» **AIM**:
Each line that holds the word "this" counts once; report how many lines do so and nothing else.

(Plotting code records)
** START **

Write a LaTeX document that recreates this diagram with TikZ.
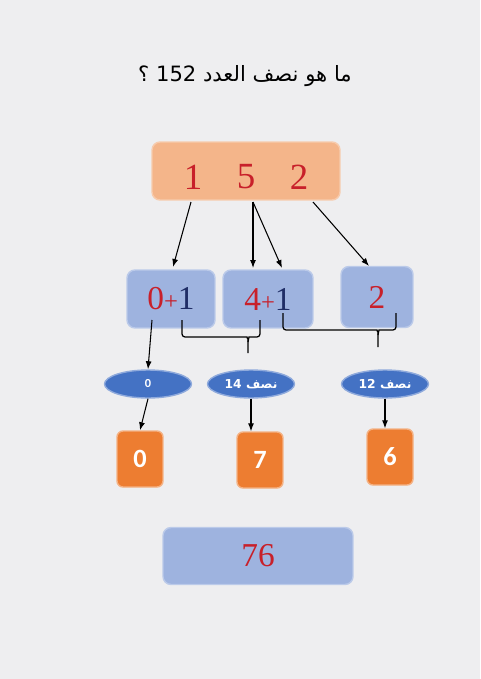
\documentclass[tikz,border=0pt]{standalone}
\usepackage{fontspec}
\setmainfont{Liberation Serif}
\newfontfamily\arabicfont[Script=Arabic]{DejaVu Sans}
\newfontfamily\calfont{Carlito}
\TeXXeTstate=1
\usepackage{xcolor}
\usetikzlibrary{positioning,arrows.meta,shapes.geometric}

\definecolor{pagebg}{HTML}{EEEEF0}
\definecolor{peach}{HTML}{F4B58A}
\definecolor{paleblue}{HTML}{9EB3DF}
\definecolor{midblue}{HTML}{4472C4}
\definecolor{orng}{HTML}{ED7D31}
\definecolor{numred}{HTML}{C8202A}
\definecolor{numblue}{HTML}{1F2D66}

\begin{document}
\begin{tikzpicture}[x=0.02cm, y=-0.02cm,
  topbox/.style={draw=peach!70!white, line width=0.8pt, rounded corners=0.16cm, fill=peach, minimum width=3.76cm, minimum height=1.16cm},
  digbox/.style={draw=paleblue!70!white, line width=0.8pt, rounded corners=0.16cm, fill=paleblue, minimum height=1.16cm, font=\fontsize{19}{19}\selectfont},
  halfoval/.style={ellipse, draw=midblue!60!white, line width=0.8pt, fill=midblue, minimum width=1.74cm, minimum height=0.56cm, inner sep=0.5pt, text=white, font=\fontsize{7}{8}\selectfont\bfseries},
  resbox/.style={draw=orng!60!white, line width=0.8pt, rounded corners=0.12cm, fill=orng, minimum width=0.92cm, minimum height=1.12cm, text=white, font=\calfont\fontsize{15}{15}\selectfont\bfseries},
  digit/.style={text=numred, font=\fontsize{21}{21}\selectfont, inner sep=0pt},
  arr/.style={-{Latex[length=1.6mm, width=1.2mm]}, line width=0.6pt},
  brace/.style={line width=0.7pt, rounded corners=0.06cm}
]
\fill[pagebg] (0,0) rectangle (480,679);
\useasboundingbox (0,0) rectangle (480,679);

\node (title) at (245,76) {\arabicfont\fontsize{12}{12}\selectfont\beginR ما هو نصف العدد \beginL152\endL{} ؟\endR};

\node[topbox] (top) at (246,171) {};
\node[digit] (d1) at (193,177) {1};
\node[digit] (d5) at (246,177) {5};
\node[digit] (d2) at (299,177) {2};

\node[digbox, minimum width=1.76cm] (bxa) at (171,299) {{\color{numred}0{\fontsize{14}{14}\selectfont+}}{\color{numblue}1}};
\node[digbox, minimum width=1.8cm] (bxb) at (268,299) {{\color{numred}4{\fontsize{14}{14}\selectfont+}}{\color{numblue}1}};
\node[digbox, minimum width=1.44cm, minimum height=1.22cm] (bxc) at (377,297) {\color{numred}2};

\node[halfoval] (e1) at (148,384) {\calfont\bfseries 0};
\node[halfoval] (e2) at (251,384) {\arabicfont\bfseries\beginR نصف \beginL14\endL\endR};
\node[halfoval] (e3) at (385,384) {\arabicfont\bfseries\beginR نصف \beginL12\endL\endR};

\node[resbox] (o1) at (140,459) {0};
\node[resbox] (o2) at (260,460) {7};
\node[resbox] (o3) at (390,457) {6};

\node[digbox, minimum width=3.8cm, minimum height=1.14cm] (total) at (258,556) {\color{numred}76};

\coordinate (s1) at (191,202);
\coordinate (s5) at (253,202);
\coordinate (s2) at (313,202);
\coordinate (ina) at (173,267);
\coordinate (inb1) at (253,268);
\coordinate (inb2) at (282,268);
\coordinate (inc) at (369,266);

\draw[arr] (s1) -- (ina);
\draw[arr] (s5) -- (inb1);
\draw[arr] (s5) -- (inb2);
\draw[arr] (s2) -- (inc);

\coordinate (a0) at (152,320);
\draw[arr] (a0) -- (e1.north);

\coordinate (ba) at (182,320);
\coordinate (bb) at (260,320);
\coordinate (btip) at (248,353);
\draw[brace] (ba) |- (244,337) to[out=0,in=90] (btip |- 0,342) -- (btip);
\draw[brace] (bb) |- (252,337) to[out=180,in=90] (btip |- 0,342);

\coordinate (bc) at (283,313);
\coordinate (bd) at (396,313);
\coordinate (btip2) at (378,347);
\draw[brace] (bc) |- (374,330) to[out=0,in=90] (btip2 |- 0,335) -- (btip2);
\draw[brace] (bd) |- (382,330) to[out=180,in=90] (btip2 |- 0,335);

\draw[arr] (e1.south) -- (o1.north);
\draw[arr] (e2.south) -- (e2.south |- o2.north);
\draw[arr] (e3.south) -- (e3.south |- o3.north);
\end{tikzpicture}
\end{document}
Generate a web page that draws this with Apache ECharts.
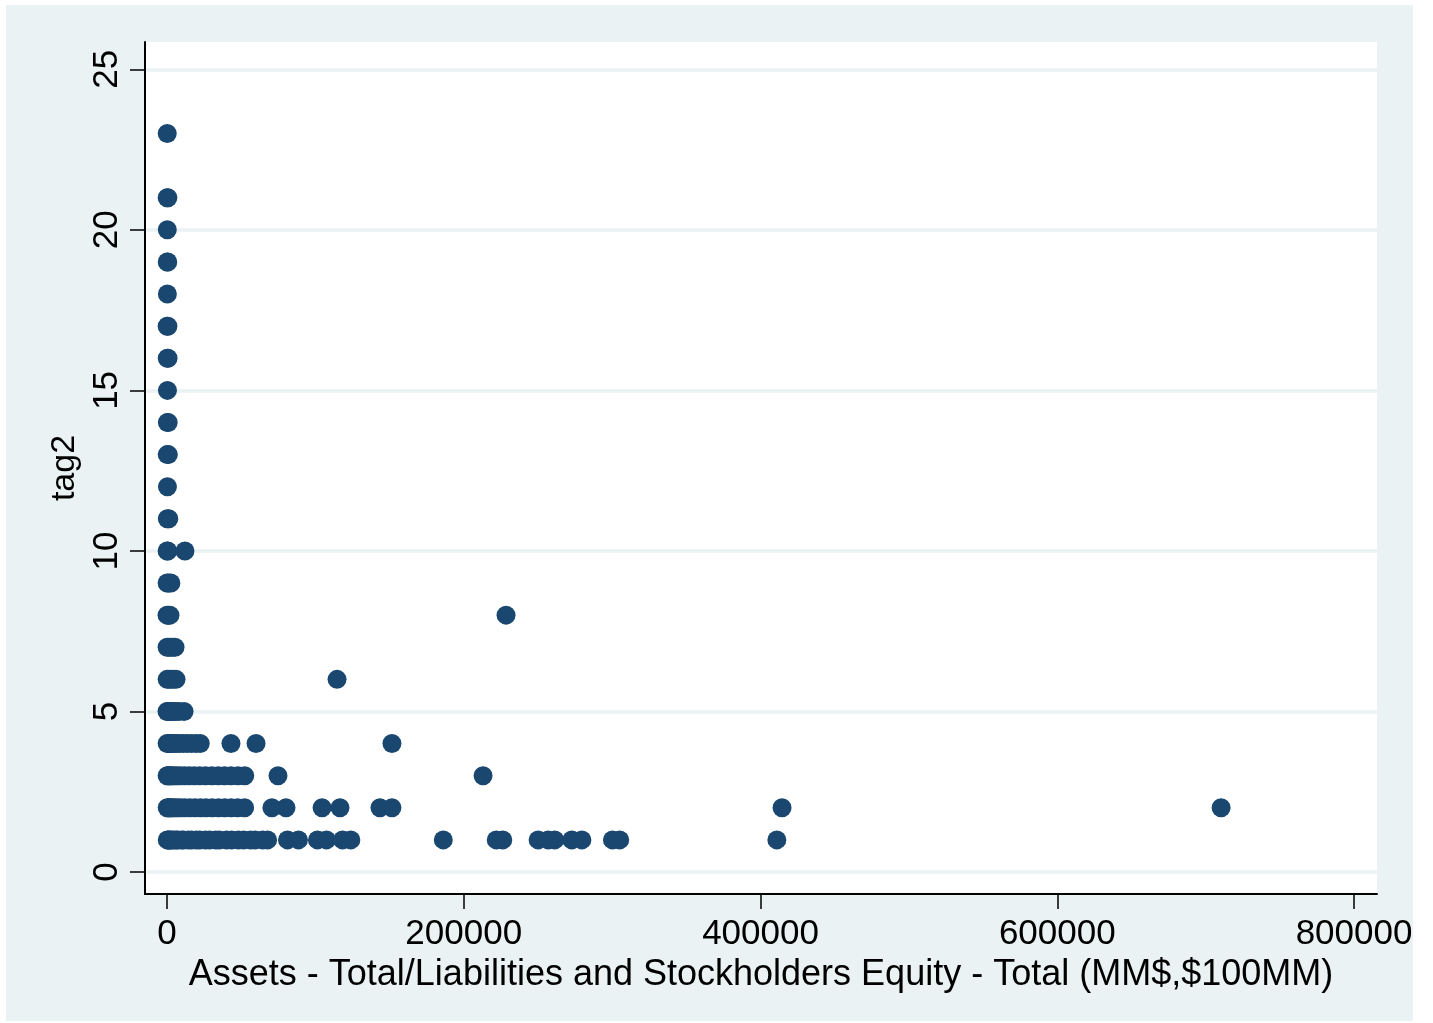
<!DOCTYPE html>
<html>
<head>
<meta charset="utf-8">
<script src="https://cdn.jsdelivr.net/npm/echarts@6/dist/echarts.min.js"></script>
<style>
  html, body { margin: 0; padding: 0; background: #ffffff; }
  #bg { position: absolute; left: 6px; top: 5px; width: 1407px; height: 1016px; background: #EAF2F3; }
  #chart { position: absolute; left: 0; top: 0; width: 1433px; height: 1023px; }
</style>
</head>
<body>
<div id="bg"></div>
<div id="chart"></div>
<script>
// Assets - Total (x) values observed for each tag2 level
const tag1Assets = [150, 820, 1450, 2300, 3100, 4600, 6200, 7300, 9800, 11200, 14500, 16600, 19800, 22100, 25900, 28700, 32800, 35200, 40100, 43500, 48200, 51600, 56300, 59400, 64500, 67800, 81200, 88600, 101400, 107500, 118300, 123900, 186200, 221900, 226300, 250100, 256900, 261300, 272800, 279600, 300200, 305100, 411000];
const tag2Assets = [120, 900, 1700, 2600, 3800, 5200, 7100, 9300, 12000, 15400, 18900, 22600, 26300, 30500, 34800, 38900, 43200, 47600, 52300, 70700, 80200, 104500, 116600, 143500, 151600, 414500, 710400];
const tag3Assets = [80, 700, 1500, 2400, 3500, 5000, 6800, 9000, 11800, 14900, 18300, 22000, 26000, 30200, 34500, 38700, 43100, 47800, 52400, 74800, 213000];
const tag4Assets = [100, 900, 1800, 3000, 4500, 6300, 8400, 10900, 13600, 16500, 19600, 22400, 43100, 60000, 151600];
const tag5Assets = [0, 600, 1500, 2700, 4200, 6000, 8100, 11500];
const tag6Assets = [100, 1200, 2800, 4500, 6100, 114600];
const tag7Assets = [50, 1100, 2500, 4000, 5400];
const tag8Assets = [30, 900, 2000, 228500];
const tag9Assets = [60, 1000, 2600];
const tag10Assets = [80, 500, 12100];
const tag11Assets = [200, 1200];
const tag12Assets = [300];
const tag13Assets = [150, 900];
const tag14Assets = [250, 800];
const tag15Assets = [300];
const tag16Assets = [200, 700];
const tag17Assets = [100, 600];
const tag18Assets = [250];
const tag19Assets = [150, 500];
const tag20Assets = [200];
const tag21Assets = [100, 600];
const tag23Assets = [150];

const tagLevels = [1, 2, 3, 4, 5, 6, 7, 8, 9, 10, 11, 12, 13, 14, 15, 16, 17, 18, 19, 20, 21, 23];
const assetsByLevel = [tag1Assets, tag2Assets, tag3Assets, tag4Assets, tag5Assets, tag6Assets, tag7Assets, tag8Assets, tag9Assets, tag10Assets, tag11Assets, tag12Assets, tag13Assets, tag14Assets, tag15Assets, tag16Assets, tag17Assets, tag18Assets, tag19Assets, tag20Assets, tag21Assets, tag23Assets];

const xTicks = [0, 200000, 400000, 600000, 800000];
const yTicks = [0, 5, 10, 15, 20, 25];

const points = [];
tagLevels.forEach((lvl, i) => {
  assetsByLevel[i].forEach(a => points.push([a, lvl]));
});

const FONT = '"Liberation Sans", Arial, Helvetica, sans-serif';
const chart = echarts.init(document.getElementById('chart'), null, { renderer: 'canvas' });
chart.setOption({
  backgroundColor: 'transparent',
  animation: false,
  grid: {
    left: 145, top: 42, right: 56, bottom: 129,
    show: true, backgroundColor: '#ffffff', borderWidth: 0, containLabel: false
  },
  xAxis: {
    type: 'value',
    min: -14830, max: 815470,
    name: 'Assets - Total/Liabilities and Stockholders Equity - Total (MM$,$100MM)',
    nameLocation: 'middle',
    nameGap: 54,
    nameTextStyle: { fontFamily: FONT, fontSize: 36, color: '#000' },
    axisLine: { show: true, onZero: false, lineStyle: { color: '#000', width: 2 } },
    axisTick: { show: true, length: 15, customValues: xTicks, lineStyle: { color: '#000', width: 1.5 } },
    axisLabel: { customValues: xTicks, margin: 23, fontFamily: FONT, fontSize: 35, color: '#000',
      formatter: v => String(v), showMinLabel: true, showMaxLabel: true, hideOverlap: false },
    splitLine: { show: false }
  },
  yAxis: {
    type: 'value',
    min: -0.685, max: 25.85,
    name: 'tag2',
    nameLocation: 'middle',
    nameRotate: 90,
    nameGap: 60,
    nameTextStyle: { fontFamily: FONT, fontSize: 34, color: '#000' },
    axisLine: { show: true, onZero: false, lineStyle: { color: '#000', width: 2 } },
    axisTick: { show: true, length: 15, customValues: yTicks, lineStyle: { color: '#000', width: 1.5 } },
    axisLabel: { customValues: yTicks, rotate: 90, margin: 20, fontFamily: FONT, fontSize: 35, color: '#000',
      showMinLabel: true, showMaxLabel: true, hideOverlap: false },
    splitLine: { show: true, lineStyle: { color: '#EAF2F3', width: 3.5 } }
  },
  series: [{
    type: 'scatter',
    data: points,
    symbol: 'circle',
    symbolSize: 19,
    itemStyle: { color: '#1A476F', opacity: 1 },
    emphasis: { disabled: true }
  }]
});
</script>
</body>
</html>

** END **

» **COMPLETED TASK**:
2